(Records from a collection)
● ● ●
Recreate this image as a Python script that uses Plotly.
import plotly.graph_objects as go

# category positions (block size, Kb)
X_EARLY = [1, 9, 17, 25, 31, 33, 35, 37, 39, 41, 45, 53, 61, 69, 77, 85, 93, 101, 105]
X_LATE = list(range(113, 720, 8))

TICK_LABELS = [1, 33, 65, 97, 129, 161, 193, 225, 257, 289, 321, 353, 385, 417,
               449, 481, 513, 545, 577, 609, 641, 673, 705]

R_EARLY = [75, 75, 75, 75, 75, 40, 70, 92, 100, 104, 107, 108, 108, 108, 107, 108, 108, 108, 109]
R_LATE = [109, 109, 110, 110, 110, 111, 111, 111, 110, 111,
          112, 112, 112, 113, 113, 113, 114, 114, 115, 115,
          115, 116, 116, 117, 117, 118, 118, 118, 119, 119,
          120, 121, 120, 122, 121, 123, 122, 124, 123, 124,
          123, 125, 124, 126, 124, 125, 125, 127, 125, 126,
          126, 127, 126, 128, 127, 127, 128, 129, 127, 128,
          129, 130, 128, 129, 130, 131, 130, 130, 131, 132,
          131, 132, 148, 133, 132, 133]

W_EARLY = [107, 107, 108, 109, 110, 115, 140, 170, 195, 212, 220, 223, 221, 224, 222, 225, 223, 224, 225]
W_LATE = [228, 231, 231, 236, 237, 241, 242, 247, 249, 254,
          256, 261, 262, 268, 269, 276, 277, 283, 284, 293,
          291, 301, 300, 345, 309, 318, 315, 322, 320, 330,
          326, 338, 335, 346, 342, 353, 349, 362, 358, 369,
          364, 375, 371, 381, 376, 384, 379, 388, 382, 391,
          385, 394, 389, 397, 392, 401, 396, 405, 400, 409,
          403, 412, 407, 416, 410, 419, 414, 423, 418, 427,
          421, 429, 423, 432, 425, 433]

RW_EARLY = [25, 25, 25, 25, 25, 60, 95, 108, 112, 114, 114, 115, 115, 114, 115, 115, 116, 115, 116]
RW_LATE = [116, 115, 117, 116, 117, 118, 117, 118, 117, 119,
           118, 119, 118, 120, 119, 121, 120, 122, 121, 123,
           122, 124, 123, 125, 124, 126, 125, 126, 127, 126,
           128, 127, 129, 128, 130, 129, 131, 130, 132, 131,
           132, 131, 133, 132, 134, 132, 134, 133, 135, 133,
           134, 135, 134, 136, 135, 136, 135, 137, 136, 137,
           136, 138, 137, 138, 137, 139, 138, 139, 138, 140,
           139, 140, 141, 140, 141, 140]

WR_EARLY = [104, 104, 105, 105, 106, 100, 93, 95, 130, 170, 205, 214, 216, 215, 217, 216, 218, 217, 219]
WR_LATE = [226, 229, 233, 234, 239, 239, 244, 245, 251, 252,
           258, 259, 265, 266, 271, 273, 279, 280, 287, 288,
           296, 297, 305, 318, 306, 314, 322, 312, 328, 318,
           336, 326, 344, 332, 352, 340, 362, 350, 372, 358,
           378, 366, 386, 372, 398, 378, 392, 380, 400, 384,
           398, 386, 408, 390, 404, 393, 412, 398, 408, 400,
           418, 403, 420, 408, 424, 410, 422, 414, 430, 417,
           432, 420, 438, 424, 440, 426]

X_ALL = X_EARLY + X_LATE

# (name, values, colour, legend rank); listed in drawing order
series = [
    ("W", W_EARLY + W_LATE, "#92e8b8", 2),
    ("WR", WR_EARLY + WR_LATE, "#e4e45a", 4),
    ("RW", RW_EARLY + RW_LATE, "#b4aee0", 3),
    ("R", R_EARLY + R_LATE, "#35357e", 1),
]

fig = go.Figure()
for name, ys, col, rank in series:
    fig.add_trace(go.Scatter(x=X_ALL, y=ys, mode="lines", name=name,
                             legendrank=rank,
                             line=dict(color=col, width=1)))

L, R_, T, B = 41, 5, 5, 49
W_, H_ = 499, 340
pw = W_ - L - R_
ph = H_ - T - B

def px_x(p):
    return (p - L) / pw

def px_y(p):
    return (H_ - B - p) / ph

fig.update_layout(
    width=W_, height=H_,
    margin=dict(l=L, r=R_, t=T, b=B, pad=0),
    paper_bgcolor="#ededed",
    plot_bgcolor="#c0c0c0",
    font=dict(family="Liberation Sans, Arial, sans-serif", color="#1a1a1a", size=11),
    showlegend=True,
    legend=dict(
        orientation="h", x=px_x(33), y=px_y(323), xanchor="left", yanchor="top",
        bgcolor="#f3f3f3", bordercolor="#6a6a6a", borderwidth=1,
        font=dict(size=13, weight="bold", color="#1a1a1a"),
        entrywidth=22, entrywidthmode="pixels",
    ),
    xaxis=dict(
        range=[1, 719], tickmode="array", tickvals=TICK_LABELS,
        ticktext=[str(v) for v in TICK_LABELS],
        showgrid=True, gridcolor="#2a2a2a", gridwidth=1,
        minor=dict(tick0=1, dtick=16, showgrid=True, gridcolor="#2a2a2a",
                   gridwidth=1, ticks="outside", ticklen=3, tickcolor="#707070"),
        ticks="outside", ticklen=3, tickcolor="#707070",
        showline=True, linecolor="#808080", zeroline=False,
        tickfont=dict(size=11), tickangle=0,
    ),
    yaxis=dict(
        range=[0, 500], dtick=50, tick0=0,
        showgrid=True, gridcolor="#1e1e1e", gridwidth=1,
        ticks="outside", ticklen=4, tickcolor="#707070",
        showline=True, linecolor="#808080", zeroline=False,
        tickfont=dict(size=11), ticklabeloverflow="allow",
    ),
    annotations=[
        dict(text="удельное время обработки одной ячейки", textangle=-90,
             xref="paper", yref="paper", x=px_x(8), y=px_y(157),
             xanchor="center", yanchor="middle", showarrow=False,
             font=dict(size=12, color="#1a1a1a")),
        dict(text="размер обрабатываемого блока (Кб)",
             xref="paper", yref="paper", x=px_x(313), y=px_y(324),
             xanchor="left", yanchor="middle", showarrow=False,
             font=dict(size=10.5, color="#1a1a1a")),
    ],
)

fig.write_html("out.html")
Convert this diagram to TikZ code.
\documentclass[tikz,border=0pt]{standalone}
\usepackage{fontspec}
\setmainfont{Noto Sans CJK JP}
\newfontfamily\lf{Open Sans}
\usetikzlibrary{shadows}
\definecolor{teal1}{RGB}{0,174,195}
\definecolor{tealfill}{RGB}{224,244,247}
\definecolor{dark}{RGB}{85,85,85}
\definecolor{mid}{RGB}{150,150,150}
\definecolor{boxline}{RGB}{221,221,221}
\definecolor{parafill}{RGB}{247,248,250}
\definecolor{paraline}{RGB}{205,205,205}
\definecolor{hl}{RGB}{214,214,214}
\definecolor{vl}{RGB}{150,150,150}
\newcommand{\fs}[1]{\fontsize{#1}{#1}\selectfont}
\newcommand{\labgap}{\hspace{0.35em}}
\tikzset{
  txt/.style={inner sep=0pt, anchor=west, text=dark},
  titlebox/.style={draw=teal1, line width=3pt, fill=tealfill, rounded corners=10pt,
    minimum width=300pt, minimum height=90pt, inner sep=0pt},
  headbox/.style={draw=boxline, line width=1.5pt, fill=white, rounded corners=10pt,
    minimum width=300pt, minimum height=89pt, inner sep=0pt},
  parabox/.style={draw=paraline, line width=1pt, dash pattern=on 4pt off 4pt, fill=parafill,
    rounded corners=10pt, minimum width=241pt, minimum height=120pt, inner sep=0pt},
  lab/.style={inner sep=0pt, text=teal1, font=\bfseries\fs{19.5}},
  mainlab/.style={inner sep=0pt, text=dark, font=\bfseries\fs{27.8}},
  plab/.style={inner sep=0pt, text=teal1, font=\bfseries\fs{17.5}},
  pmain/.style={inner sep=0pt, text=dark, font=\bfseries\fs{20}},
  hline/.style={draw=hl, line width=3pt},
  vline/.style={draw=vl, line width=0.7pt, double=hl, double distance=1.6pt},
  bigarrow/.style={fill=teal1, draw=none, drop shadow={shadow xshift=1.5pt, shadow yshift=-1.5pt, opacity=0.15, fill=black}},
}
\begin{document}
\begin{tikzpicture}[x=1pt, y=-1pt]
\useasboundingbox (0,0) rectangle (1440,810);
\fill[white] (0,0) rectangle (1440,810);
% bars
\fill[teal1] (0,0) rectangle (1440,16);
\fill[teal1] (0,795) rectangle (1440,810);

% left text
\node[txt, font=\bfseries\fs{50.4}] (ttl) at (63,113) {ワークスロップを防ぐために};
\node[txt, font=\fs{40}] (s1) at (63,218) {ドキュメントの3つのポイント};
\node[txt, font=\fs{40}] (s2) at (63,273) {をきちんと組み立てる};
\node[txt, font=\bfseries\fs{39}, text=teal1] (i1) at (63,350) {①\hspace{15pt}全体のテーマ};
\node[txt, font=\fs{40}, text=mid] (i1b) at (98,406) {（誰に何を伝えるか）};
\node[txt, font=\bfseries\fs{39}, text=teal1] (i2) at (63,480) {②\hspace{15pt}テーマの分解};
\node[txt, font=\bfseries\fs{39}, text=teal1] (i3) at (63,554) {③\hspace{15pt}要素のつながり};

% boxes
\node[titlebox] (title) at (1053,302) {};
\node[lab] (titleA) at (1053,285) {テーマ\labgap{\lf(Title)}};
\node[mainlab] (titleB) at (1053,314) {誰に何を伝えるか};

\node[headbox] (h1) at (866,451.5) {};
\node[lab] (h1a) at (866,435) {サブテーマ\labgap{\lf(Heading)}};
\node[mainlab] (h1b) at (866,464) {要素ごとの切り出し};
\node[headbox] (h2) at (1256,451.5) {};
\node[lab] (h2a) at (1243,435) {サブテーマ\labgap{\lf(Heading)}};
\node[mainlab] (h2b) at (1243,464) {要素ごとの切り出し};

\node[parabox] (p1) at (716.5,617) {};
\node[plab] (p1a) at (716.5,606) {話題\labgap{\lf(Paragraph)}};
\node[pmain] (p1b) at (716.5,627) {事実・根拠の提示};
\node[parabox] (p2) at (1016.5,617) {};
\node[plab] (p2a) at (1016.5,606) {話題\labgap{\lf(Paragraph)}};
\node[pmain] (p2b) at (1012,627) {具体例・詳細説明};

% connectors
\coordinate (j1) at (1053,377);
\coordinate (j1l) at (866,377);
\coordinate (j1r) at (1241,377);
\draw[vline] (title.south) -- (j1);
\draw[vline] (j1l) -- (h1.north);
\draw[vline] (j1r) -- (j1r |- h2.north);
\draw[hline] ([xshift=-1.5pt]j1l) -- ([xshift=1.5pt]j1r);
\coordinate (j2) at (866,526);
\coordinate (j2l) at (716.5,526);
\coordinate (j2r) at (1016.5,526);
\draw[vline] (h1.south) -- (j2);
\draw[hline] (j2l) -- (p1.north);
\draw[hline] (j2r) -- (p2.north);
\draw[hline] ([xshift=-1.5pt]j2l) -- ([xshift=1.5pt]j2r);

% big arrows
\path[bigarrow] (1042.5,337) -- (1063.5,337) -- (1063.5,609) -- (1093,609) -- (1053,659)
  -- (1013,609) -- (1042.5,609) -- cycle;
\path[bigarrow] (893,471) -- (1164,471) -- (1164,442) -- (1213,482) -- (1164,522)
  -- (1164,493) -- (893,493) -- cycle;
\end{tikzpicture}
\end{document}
● ● ●
> STATED PROBLEM: Give back, verbatim, the lines from the top of the entries above through the line containing "X_LATE = list(range(113, 720, 8))".

> ANSWER FOR THE TASK:
Recreate this image as a Python script that uses Plotly.
import plotly.graph_objects as go

# category positions (block size, Kb)
X_EARLY = [1, 9, 17, 25, 31, 33, 35, 37, 39, 41, 45, 53, 61, 69, 77, 85, 93, 101, 105]
X_LATE = list(range(113, 720, 8))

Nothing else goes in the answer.